In 1866 he left New York City and took up his residence in Glens Falls, New York, and the next year moved to Virginia and located at Fredericksburg. There he entered into the general merchandise business. The late war had terribly embittered the Southern people against the Northern men, and Mr. Tibbets became a mark for their persecutions. His strong Union sentiments were never hidden, nor did he seek to palliate or excuse any action of the Government in its prosecution of the war. He was not that sort of a man. The consequence was that he was compelled to leave that country in order to save his life. In doing this he sacrificed his all. He then went to Washington, thinking the strong arm of the general Government would extend its protection and something might be saved from the wreck of his business.
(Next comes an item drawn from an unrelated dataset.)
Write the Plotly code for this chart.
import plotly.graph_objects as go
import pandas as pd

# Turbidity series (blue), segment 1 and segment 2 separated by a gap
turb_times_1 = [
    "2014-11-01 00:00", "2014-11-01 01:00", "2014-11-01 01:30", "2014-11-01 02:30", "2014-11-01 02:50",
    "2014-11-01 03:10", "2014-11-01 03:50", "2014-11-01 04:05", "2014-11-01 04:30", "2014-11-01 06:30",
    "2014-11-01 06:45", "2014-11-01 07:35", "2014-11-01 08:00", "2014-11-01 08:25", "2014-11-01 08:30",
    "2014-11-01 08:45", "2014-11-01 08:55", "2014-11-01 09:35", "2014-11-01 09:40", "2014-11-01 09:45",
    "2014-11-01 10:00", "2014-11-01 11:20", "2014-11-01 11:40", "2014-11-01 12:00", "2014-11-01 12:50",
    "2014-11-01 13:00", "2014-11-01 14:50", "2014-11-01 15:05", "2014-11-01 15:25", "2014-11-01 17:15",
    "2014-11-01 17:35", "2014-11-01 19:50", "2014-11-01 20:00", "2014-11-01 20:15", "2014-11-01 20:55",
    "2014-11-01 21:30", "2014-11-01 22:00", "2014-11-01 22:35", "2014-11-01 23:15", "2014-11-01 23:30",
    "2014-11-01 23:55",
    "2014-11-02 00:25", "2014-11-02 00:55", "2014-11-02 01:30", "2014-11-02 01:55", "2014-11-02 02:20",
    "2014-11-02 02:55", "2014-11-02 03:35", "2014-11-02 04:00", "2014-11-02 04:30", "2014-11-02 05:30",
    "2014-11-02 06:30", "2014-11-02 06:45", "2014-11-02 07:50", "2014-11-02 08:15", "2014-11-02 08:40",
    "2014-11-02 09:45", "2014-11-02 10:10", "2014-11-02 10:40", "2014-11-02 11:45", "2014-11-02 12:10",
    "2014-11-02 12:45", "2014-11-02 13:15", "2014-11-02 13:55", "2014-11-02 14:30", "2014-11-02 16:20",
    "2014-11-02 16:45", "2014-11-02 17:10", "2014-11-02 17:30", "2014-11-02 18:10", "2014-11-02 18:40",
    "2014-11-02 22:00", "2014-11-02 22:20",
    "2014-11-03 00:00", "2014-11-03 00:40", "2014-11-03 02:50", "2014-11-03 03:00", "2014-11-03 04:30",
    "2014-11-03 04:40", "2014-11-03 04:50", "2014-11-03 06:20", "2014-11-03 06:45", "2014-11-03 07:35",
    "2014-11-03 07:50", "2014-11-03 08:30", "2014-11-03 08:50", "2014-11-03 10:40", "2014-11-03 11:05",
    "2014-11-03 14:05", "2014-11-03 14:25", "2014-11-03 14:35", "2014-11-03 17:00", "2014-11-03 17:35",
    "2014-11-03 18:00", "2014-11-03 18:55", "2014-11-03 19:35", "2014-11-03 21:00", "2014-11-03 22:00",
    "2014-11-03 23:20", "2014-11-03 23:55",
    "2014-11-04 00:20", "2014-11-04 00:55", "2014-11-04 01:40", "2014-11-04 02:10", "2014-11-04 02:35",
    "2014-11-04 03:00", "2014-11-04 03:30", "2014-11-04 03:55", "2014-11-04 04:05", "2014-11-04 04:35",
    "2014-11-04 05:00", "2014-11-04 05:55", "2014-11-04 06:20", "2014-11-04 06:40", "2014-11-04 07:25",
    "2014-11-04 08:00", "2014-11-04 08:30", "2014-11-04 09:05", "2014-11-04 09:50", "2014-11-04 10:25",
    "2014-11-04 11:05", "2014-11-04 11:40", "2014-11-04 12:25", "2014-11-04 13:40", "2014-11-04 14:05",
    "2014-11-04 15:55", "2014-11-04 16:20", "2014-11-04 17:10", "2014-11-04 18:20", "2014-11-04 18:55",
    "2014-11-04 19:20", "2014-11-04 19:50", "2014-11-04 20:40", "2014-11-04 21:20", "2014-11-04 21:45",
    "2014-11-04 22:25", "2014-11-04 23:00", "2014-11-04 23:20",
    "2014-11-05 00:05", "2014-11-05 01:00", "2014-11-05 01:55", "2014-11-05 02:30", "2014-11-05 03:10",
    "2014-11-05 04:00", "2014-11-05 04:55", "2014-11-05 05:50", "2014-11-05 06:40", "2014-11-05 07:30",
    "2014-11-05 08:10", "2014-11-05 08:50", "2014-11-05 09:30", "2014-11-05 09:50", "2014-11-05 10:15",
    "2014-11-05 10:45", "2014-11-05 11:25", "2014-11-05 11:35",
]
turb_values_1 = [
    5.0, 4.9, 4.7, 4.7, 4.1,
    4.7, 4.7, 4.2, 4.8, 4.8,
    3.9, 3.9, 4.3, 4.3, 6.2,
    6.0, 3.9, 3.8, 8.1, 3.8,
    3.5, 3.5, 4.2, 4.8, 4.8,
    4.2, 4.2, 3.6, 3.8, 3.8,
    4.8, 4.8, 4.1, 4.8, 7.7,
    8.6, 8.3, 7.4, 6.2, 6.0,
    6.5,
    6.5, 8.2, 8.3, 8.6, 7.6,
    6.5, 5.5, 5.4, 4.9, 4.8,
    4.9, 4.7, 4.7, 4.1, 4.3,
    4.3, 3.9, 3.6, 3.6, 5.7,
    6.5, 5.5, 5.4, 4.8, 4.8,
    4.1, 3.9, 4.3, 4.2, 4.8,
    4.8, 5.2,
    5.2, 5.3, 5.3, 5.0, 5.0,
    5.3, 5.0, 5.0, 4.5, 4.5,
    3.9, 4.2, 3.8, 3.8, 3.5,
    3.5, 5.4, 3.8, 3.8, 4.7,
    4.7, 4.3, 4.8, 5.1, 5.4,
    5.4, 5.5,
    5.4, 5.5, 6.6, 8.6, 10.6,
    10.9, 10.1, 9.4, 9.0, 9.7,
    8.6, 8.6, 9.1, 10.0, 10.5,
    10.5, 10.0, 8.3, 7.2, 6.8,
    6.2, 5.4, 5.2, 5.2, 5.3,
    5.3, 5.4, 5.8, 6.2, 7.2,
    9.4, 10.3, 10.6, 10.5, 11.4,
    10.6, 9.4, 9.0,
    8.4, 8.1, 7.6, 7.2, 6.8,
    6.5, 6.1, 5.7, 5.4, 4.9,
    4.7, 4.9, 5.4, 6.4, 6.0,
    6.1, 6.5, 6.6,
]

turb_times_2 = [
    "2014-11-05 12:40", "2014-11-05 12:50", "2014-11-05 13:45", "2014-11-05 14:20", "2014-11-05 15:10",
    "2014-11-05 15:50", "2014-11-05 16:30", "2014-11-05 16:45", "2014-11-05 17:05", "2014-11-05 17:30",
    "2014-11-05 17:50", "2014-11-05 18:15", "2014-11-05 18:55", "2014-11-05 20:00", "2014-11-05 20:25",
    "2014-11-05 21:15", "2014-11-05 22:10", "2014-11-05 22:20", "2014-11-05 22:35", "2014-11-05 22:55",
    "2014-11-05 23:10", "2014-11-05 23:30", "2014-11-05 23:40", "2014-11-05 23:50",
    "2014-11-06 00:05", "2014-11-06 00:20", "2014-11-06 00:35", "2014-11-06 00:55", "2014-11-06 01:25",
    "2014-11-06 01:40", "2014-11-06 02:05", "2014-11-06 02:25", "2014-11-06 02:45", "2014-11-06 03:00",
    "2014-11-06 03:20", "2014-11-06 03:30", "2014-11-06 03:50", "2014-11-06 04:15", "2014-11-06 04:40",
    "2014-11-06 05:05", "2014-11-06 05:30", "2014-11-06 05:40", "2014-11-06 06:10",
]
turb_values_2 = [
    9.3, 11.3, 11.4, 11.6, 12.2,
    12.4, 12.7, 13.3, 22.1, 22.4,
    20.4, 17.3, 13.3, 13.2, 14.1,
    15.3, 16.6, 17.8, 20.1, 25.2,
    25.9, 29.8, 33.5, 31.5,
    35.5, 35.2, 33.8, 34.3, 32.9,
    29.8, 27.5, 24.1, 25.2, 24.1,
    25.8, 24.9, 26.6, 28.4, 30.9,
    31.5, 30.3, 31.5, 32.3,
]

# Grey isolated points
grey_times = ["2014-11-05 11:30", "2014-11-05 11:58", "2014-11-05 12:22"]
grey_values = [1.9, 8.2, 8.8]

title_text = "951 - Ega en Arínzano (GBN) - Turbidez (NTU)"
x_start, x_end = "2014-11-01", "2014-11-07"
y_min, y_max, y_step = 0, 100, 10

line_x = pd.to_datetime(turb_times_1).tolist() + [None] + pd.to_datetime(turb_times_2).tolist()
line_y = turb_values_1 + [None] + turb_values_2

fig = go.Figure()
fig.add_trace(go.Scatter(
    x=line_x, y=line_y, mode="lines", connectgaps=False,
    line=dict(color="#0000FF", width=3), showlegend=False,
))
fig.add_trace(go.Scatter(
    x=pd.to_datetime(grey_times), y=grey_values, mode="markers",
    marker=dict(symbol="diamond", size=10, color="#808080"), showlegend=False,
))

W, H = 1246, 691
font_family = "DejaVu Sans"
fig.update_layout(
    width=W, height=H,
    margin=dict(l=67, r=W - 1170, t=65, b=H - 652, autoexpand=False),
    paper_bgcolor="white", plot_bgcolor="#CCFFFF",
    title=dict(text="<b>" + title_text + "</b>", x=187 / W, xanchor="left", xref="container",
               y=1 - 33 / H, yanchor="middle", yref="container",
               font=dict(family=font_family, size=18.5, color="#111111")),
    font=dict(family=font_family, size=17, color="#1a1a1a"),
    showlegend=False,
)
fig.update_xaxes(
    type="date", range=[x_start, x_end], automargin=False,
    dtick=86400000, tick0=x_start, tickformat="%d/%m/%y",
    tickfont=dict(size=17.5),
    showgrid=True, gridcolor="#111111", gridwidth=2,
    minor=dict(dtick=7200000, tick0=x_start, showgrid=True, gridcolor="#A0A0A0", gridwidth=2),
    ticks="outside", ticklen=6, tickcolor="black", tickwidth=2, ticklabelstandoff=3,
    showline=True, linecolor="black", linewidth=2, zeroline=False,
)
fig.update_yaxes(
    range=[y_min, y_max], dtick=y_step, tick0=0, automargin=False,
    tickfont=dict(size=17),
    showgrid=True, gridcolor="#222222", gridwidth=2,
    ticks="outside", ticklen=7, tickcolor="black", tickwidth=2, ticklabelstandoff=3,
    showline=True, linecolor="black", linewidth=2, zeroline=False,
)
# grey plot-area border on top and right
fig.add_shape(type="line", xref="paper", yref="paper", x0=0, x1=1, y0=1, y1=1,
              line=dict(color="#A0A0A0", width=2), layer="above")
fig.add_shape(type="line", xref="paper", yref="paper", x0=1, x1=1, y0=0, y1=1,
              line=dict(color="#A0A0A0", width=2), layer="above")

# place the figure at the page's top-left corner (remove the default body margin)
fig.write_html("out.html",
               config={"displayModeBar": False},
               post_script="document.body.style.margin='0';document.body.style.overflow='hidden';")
His call was in vain, and in 1870 he gathered his scanty means together and sought a home on the Pacific coast. Upon reaching California he located in Riverside and established his residence upon sections 31 and 32, and bought a claim for 160 acres on section 34. This tract is now the location of Arlington on Center Avenue, west of Magnolia Avenue, well known as Tibbet’s tract, or Tibbet’s station. Later he sold the northern eighty acres and purchased sixty acres on section 32, one and one-fourth miles west of his home place on Magnolia Avenue. For many years Mr. Tibbets devoted his land to general farming and stock raising, engaging in horticultural pursuits only to the extent of planting a fine family orchard and vineyard. In alfalfa growing he has led the colony, having each year nearly 100 acres devoted to that product. During the years of 1887 and 1888, the demand for villa and town lots induced Mr. Tibbets to subdivide and plat his eighty-acre tract. Broad avenues were laid out. Parks reserved, and the land placed on the market. Many of the lots were sold and improvements made, until the depression in the real-estate market caused him to suspend further sale until the demand was more marked. He has some of the choicest land, located in one of the most desirable spots in Riverside colony, and the near future is des-tined to see them occupied by beautiful and pleasant homes.
Mr. Tibbets has been identified with Riverside from the foundation of the colony in 1870, and has been a supporter of any enterprise that tended to build up his section. The establishment of schools and churches found a liberal contributor in him, as in fact, did any enterprise that would, in his opinion, add to the welfare of the community. Mr. Tibbets has been twice married.
In 1848 he married Miss Johanna Twombly, a native of Maine. She died in 1858, leaving four children, but two of whom are now living, viz..: Frank J., a resident of Washington, District of Columbia, and Luther C., who resides in New York city. One of his daughters, Harriet E., married Mr. James B. Summons, a well-known pioneer resident of Riverside, and died in 1875. Mr. Tibbets was again married in 1863 to Mrs. Eliza M. Lovell, a native of Ohio. No children have been born from this marriage.